Aquinas uses a similar argument about cause and effect: God is the “efficient cause” that brings the first effect into existence, which in turn causes another, and so on.
The third proof discusses the “possibility” of objects – many objects can exist, but do not have to. The universe cannot be entirely composed of possible objects because this opens up space, and at some point, for nothing to exist in the universe. Therefore, it is necessary to posit something necessary in itself, which does not have the cause of the necessity of something else but is the cause of the necessity of something else, and this something is God.
The fourth proof says that some things are better than others, but this comparison is meaningless until we have a final, absolute standard; and that standard is God.
Finally, in the fifth proof, Aquinas uses the Aristotelian concept of teleology, the idea that everything in the universe has a purpose and everything moves towards its final state. Objects cannot have a concept of their purpose by themselves; therefore, the Universe must be controlled by a mind that sees and determines where everything is moving – towards its end.
The Modern Relevance of St Thomas Aquinas
Thomism has been greatly influential in shaping Western culture and thought, especially in the areas of ethics and natural law. In recent years, there has been a resurgence of interest in Thomistic philosophy, particularly in light of the rise of secularism and moral relativism. Many scholars and thinkers have argued that the philosophy of Thomism is more relevant than ever before in today’s modern world.
There are several key aspects of Thomistic philosophy that make it particularly relevant in today’s society.
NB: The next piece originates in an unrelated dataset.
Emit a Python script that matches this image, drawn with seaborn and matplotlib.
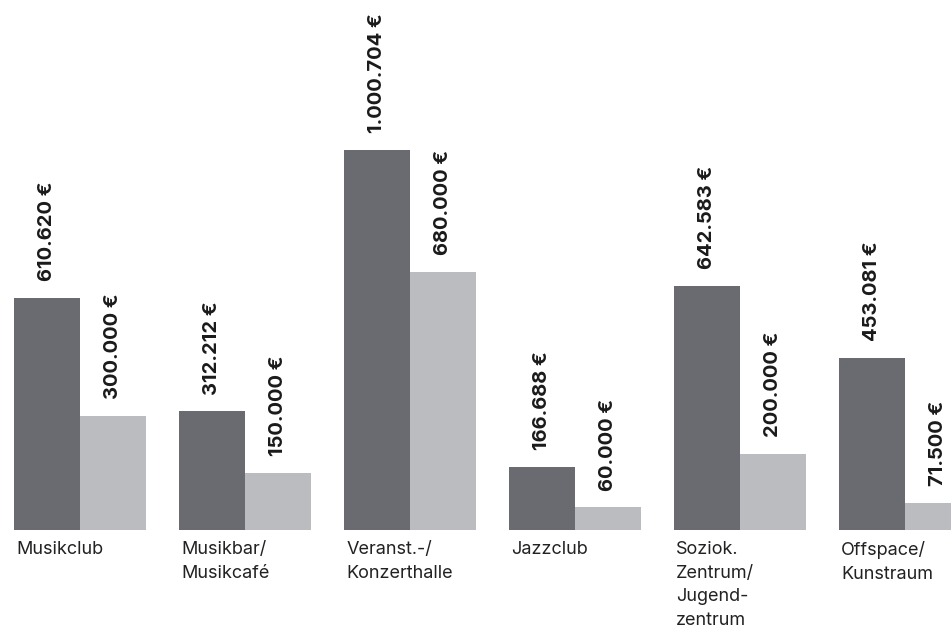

First, Thomism upholds the importance of reason and objective truth. In an age where many people are quick to dismiss anything that does not conform to their own individual worldview, the philosophy of Thomism provides a much-needed voice for rational thought and objective truth.
Secondly, Thomism emphasizes the dignity of the human person. In a world where human life is often treated as disposable and expendable, Thomism reminds us of the inherent value and worth of every human being.
The philosophy of Thomism is clearly still relevant in today’s world. Its emphasis on reason, objective truth, and the dignity of the human person offer a much-needed counterbalance to the prevailing trends of relativism and nihilism. Thomism also provides a valuable perspective on creating a just and thriving society. For these reasons, Thomism is a philosophy that is well worth studying and considering in today’s modern world.